◆ **Stated goal**:
Return the data exactly, with all pictures removed.

◆ **Material provided**:

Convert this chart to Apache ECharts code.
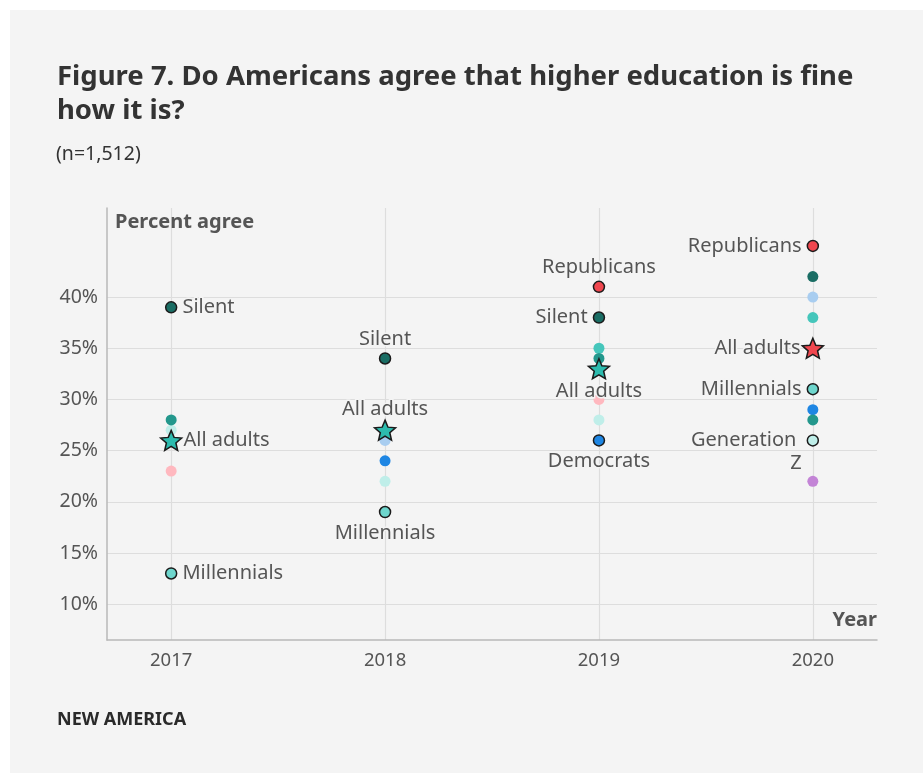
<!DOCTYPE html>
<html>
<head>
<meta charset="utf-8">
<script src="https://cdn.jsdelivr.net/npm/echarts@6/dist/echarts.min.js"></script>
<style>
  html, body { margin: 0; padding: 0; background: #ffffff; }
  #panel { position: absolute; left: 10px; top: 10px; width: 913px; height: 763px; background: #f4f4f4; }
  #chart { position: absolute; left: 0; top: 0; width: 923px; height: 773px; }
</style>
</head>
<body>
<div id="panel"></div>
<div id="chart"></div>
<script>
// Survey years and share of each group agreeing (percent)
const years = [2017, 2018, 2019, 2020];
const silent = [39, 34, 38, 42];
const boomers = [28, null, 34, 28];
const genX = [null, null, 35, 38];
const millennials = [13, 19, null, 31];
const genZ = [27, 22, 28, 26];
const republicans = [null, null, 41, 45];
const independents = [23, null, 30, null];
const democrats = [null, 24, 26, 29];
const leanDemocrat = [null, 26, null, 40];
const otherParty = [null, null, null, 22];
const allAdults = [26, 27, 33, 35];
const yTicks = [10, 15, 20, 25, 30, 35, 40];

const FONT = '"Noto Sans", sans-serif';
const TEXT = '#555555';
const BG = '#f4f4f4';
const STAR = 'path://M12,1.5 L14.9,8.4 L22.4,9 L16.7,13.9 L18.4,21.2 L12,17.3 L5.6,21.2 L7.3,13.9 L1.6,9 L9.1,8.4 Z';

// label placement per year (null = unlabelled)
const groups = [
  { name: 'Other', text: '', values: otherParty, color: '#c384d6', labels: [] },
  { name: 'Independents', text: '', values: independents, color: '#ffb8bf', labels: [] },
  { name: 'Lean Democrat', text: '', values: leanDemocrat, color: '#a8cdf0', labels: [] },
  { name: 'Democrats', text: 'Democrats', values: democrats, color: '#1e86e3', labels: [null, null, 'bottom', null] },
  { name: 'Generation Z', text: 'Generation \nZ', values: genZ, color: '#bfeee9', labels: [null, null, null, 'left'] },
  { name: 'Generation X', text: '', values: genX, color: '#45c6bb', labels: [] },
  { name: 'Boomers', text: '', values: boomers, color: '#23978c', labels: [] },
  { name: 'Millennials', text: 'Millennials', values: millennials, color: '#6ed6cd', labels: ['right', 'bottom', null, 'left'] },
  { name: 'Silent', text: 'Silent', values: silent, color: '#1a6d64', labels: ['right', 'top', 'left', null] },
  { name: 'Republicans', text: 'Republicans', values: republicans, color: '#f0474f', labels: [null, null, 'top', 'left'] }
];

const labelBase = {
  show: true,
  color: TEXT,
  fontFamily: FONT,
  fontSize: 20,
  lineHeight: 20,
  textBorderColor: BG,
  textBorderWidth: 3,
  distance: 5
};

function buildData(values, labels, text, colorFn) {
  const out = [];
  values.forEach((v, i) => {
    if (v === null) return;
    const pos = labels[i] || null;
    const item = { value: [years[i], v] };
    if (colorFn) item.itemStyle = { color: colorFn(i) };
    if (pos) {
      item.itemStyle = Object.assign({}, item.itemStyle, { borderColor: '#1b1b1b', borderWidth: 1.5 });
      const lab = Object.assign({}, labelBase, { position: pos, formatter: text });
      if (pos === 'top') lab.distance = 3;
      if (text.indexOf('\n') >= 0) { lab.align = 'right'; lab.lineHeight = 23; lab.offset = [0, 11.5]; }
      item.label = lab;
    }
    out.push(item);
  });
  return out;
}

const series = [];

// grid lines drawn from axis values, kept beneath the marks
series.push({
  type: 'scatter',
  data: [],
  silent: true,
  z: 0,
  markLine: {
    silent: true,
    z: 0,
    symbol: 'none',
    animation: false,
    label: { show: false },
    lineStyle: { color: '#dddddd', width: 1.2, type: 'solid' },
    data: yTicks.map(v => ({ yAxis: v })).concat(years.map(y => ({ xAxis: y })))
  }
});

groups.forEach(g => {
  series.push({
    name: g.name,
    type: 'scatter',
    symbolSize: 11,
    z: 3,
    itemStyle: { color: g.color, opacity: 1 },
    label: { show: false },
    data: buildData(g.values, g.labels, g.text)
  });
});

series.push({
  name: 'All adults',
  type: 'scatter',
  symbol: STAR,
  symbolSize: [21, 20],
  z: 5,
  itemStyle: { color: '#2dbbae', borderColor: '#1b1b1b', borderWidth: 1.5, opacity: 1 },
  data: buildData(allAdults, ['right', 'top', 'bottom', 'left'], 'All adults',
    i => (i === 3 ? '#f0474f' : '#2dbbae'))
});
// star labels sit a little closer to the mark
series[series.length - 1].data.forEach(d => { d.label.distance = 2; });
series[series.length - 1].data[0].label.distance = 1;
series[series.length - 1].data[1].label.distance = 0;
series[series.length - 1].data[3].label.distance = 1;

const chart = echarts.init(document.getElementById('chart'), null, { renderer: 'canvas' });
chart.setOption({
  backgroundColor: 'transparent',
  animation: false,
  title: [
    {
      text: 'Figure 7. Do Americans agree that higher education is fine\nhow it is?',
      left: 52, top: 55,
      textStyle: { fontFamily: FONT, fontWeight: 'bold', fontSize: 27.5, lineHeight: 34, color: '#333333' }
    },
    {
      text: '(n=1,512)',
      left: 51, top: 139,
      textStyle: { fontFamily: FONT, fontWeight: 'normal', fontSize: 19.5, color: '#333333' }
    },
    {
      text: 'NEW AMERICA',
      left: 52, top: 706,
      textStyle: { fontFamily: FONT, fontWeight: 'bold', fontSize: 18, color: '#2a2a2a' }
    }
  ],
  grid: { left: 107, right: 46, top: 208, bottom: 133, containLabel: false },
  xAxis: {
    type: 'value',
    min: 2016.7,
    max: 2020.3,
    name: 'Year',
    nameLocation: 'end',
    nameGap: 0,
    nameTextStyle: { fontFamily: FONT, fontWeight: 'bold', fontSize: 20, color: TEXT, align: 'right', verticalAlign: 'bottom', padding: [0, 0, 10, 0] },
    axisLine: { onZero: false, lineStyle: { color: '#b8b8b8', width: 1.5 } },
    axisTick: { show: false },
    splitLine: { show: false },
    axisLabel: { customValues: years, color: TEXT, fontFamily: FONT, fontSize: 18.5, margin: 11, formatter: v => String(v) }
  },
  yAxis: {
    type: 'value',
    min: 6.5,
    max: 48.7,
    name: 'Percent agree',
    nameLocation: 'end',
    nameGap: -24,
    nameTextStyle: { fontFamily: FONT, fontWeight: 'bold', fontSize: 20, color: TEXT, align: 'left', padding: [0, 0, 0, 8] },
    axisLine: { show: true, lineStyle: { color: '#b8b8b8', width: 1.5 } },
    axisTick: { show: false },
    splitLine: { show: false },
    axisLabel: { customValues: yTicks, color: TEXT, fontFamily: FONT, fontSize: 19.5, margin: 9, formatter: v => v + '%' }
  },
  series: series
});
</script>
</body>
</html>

◆ **Answer in full**:
Convert this chart to Apache ECharts code.
<!DOCTYPE html>
<html>
<head>
<meta charset="utf-8">
<script src="https://cdn.jsdelivr.net/npm/echarts@6/dist/echarts.min.js"></script>
<style>
  html, body { margin: 0; padding: 0; background: #ffffff; }
  #panel { position: absolute; left: 10px; top: 10px; width: 913px; height: 763px; background: #f4f4f4; }
  #chart { position: absolute; left: 0; top: 0; width: 923px; height: 773px; }
</style>
</head>
<body>
<div id="panel"></div>
<div id="chart"></div>
<script>
// Survey years and share of each group agreeing (percent)
const years = [2017, 2018, 2019, 2020];
const silent = [39, 34, 38, 42];
const boomers = [28, null, 34, 28];
const genX = [null, null, 35, 38];
const millennials = [13, 19, null, 31];
const genZ = [27, 22, 28, 26];
const republicans = [null, null, 41, 45];
const independents = [23, null, 30, null];
const democrats = [null, 24, 26, 29];
const leanDemocrat = [null, 26, null, 40];
const otherParty = [null, null, null, 22];
const allAdults = [26, 27, 33, 35];
const yTicks = [10, 15, 20, 25, 30, 35, 40];

const FONT = '"Noto Sans", sans-serif';
const TEXT = '#555555';
const BG = '#f4f4f4';
const STAR = 'path://M12,1.5 L14.9,8.4 L22.4,9 L16.7,13.9 L18.4,21.2 L12,17.3 L5.6,21.2 L7.3,13.9 L1.6,9 L9.1,8.4 Z';

// label placement per year (null = unlabelled)
const groups = [
  { name: 'Other', text: '', values: otherParty, color: '#c384d6', labels: [] },
  { name: 'Independents', text: '', values: independents, color: '#ffb8bf', labels: [] },
  { name: 'Lean Democrat', text: '', values: leanDemocrat, color: '#a8cdf0', labels: [] },
  { name: 'Democrats', text: 'Democrats', values: democrats, color: '#1e86e3', labels: [null, null, 'bottom', null] },
  { name: 'Generation Z', text: 'Generation \nZ', values: genZ, color: '#bfeee9', labels: [null, null, null, 'left'] },
  { name: 'Generation X', text: '', values: genX, color: '#45c6bb', labels: [] },
  { name: 'Boomers', text: '', values: boomers, color: '#23978c', labels: [] },
  { name: 'Millennials', text: 'Millennials', values: millennials, color: '#6ed6cd', labels: ['right', 'bottom', null, 'left'] },
  { name: 'Silent', text: 'Silent', values: silent, color: '#1a6d64', labels: ['right', 'top', 'left', null] },
  { name: 'Republicans', text: 'Republicans', values: republicans, color: '#f0474f', labels: [null, null, 'top', 'left'] }
];

const labelBase = {
  show: true,
  color: TEXT,
  fontFamily: FONT,
  fontSize: 20,
  lineHeight: 20,
  textBorderColor: BG,
  textBorderWidth: 3,
  distance: 5
};

function buildData(values, labels, text, colorFn) {
  const out = [];
  values.forEach((v, i) => {
    if (v === null) return;
    const pos = labels[i] || null;
    const item = { value: [years[i], v] };
    if (colorFn) item.itemStyle = { color: colorFn(i) };
    if (pos) {
      item.itemStyle = Object.assign({}, item.itemStyle, { borderColor: '#1b1b1b', borderWidth: 1.5 });
      const lab = Object.assign({}, labelBase, { position: pos, formatter: text });
      if (pos === 'top') lab.distance = 3;
      if (text.indexOf('\n') >= 0) { lab.align = 'right'; lab.lineHeight = 23; lab.offset = [0, 11.5]; }
      item.label = lab;
    }
    out.push(item);
  });
  return out;
}

const series = [];

// grid lines drawn from axis values, kept beneath the marks
series.push({
  type: 'scatter',
  data: [],
  silent: true,
  z: 0,
  markLine: {
    silent: true,
    z: 0,
    symbol: 'none',
    animation: false,
    label: { show: false },
    lineStyle: { color: '#dddddd', width: 1.2, type: 'solid' },
    data: yTicks.map(v => ({ yAxis: v })).concat(years.map(y => ({ xAxis: y })))
  }
});

groups.forEach(g => {
  series.push({
    name: g.name,
    type: 'scatter',
    symbolSize: 11,
    z: 3,
    itemStyle: { color: g.color, opacity: 1 },
    label: { show: false },
    data: buildData(g.values, g.labels, g.text)
  });
});

series.push({
  name: 'All adults',
  type: 'scatter',
  symbol: STAR,
  symbolSize: [21, 20],
  z: 5,
  itemStyle: { color: '#2dbbae', borderColor: '#1b1b1b', borderWidth: 1.5, opacity: 1 },
  data: buildData(allAdults, ['right', 'top', 'bottom', 'left'], 'All adults',
    i => (i === 3 ? '#f0474f' : '#2dbbae'))
});
// star labels sit a little closer to the mark
series[series.length - 1].data.forEach(d => { d.label.distance = 2; });
series[series.length - 1].data[0].label.distance = 1;
series[series.length - 1].data[1].label.distance = 0;
series[series.length - 1].data[3].label.distance = 1;

const chart = echarts.init(document.getElementById('chart'), null, { renderer: 'canvas' });
chart.setOption({
  backgroundColor: 'transparent',
  animation: false,
  title: [
    {
      text: 'Figure 7. Do Americans agree that higher education is fine\nhow it is?',
      left: 52, top: 55,
      textStyle: { fontFamily: FONT, fontWeight: 'bold', fontSize: 27.5, lineHeight: 34, color: '#333333' }
    },
    {
      text: '(n=1,512)',
      left: 51, top: 139,
      textStyle: { fontFamily: FONT, fontWeight: 'normal', fontSize: 19.5, color: '#333333' }
    },
    {
      text: 'NEW AMERICA',
      left: 52, top: 706,
      textStyle: { fontFamily: FONT, fontWeight: 'bold', fontSize: 18, color: '#2a2a2a' }
    }
  ],
  grid: { left: 107, right: 46, top: 208, bottom: 133, containLabel: false },
  xAxis: {
    type: 'value',
    min: 2016.7,
    max: 2020.3,
    name: 'Year',
    nameLocation: 'end',
    nameGap: 0,
    nameTextStyle: { fontFamily: FONT, fontWeight: 'bold', fontSize: 20, color: TEXT, align: 'right', verticalAlign: 'bottom', padding: [0, 0, 10, 0] },
    axisLine: { onZero: false, lineStyle: { color: '#b8b8b8', width: 1.5 } },
    axisTick: { show: false },
    splitLine: { show: false },
    axisLabel: { customValues: years, color: TEXT, fontFamily: FONT, fontSize: 18.5, margin: 11, formatter: v => String(v) }
  },
  yAxis: {
    type: 'value',
    min: 6.5,
    max: 48.7,
    name: 'Percent agree',
    nameLocation: 'end',
    nameGap: -24,
    nameTextStyle: { fontFamily: FONT, fontWeight: 'bold', fontSize: 20, color: TEXT, align: 'left', padding: [0, 0, 0, 8] },
    axisLine: { show: true, lineStyle: { color: '#b8b8b8', width: 1.5 } },
    axisTick: { show: false },
    splitLine: { show: false },
    axisLabel: { customValues: yTicks, color: TEXT, fontFamily: FONT, fontSize: 19.5, margin: 9, formatter: v => v + '%' }
  },
  series: series
});
</script>
</body>
</html>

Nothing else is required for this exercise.